Now let's start up a new subscriber, this one using draco transport. The key is that <point_cloud_transport> subscribers check the parameter ~point_cloud_transport for the name of a transport to use in place of "raw". Let's set this parameter and start a subscriber node with name "draco_listener":

$ rosparam set /draco_listener/point_cloud_transport draco
$ rosrun point_cloud_transport_tutorial subscriber_test __name:=draco_listener

If we check the node graph again:

$ rqt_graph

We can see, that draco_listener is listening to a separate topic carrying compressed messages.

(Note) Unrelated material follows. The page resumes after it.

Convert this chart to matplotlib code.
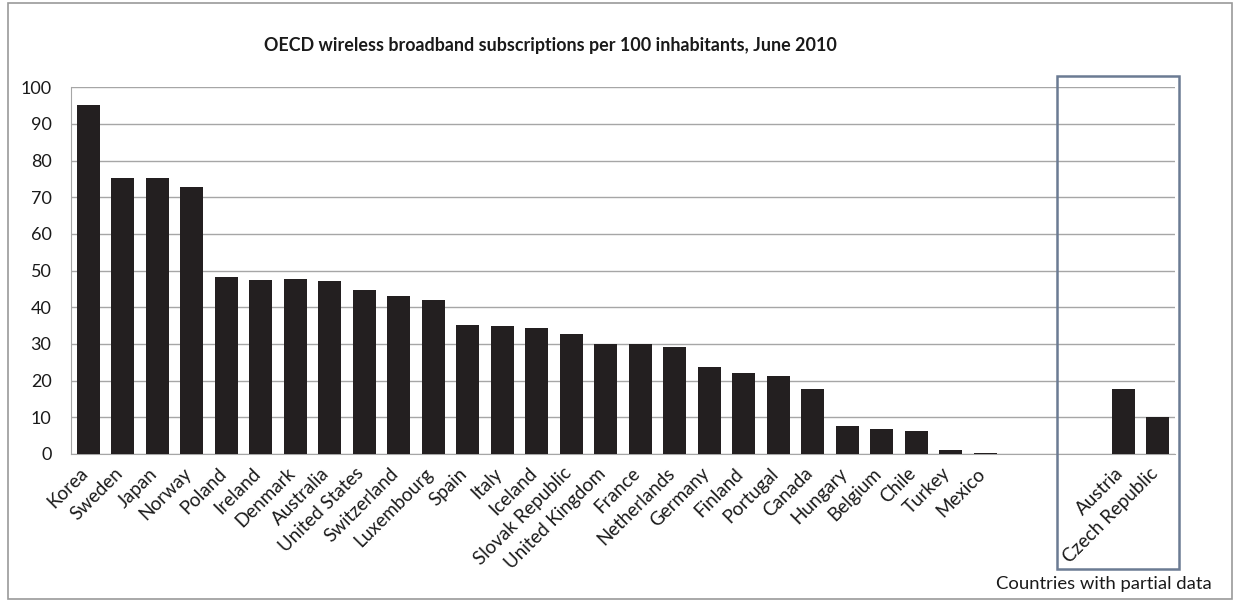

Note that if you just want the draco messages, you can change the parameter globally in-line:

$ rosrun point_cloud_transport_tutorial subscriber_test _point_cloud_transport:=draco

For a particular transport, we may want to tweak settings such as compression level and speed, quantization of particular attributes of point cloud, etc. Transport plugins can expose such settings through rqt_reconfigure. For example, /point_cloud_transport/draco/ allows you to change multiple parameters of the compression on the fly.

For now let's adjust the position quantization. By default, "draco" transport uses quantization of 14 bits, allowing 16384 distinquishable positions in each axis; let's change it to 8 bits (256 positions):

$ rosrun rqt_reconfigure rqt_reconfigure

Now pick /pct/point_cloud/draco in the drop-down menu and move the quantization_POSITION slider down to 8. If you visualize the messages, such as in RVIZ, you should be able to see the level of detail of the point cloud drop.

Dynamic Reconfigure has updated the dynamically reconfigurable parameter /pct/point_cloud/draco/quantization_POSITION. You can verify this by running:

rosparam get /pct/point_cloud/draco/quantization_POSITION

This should display 8.

Full explanation of the reconfigure parameters and an example of how to use them can be found at <draco_point_cloud_transport> repository.

The process of implementing your own plugins is described in a separate repository.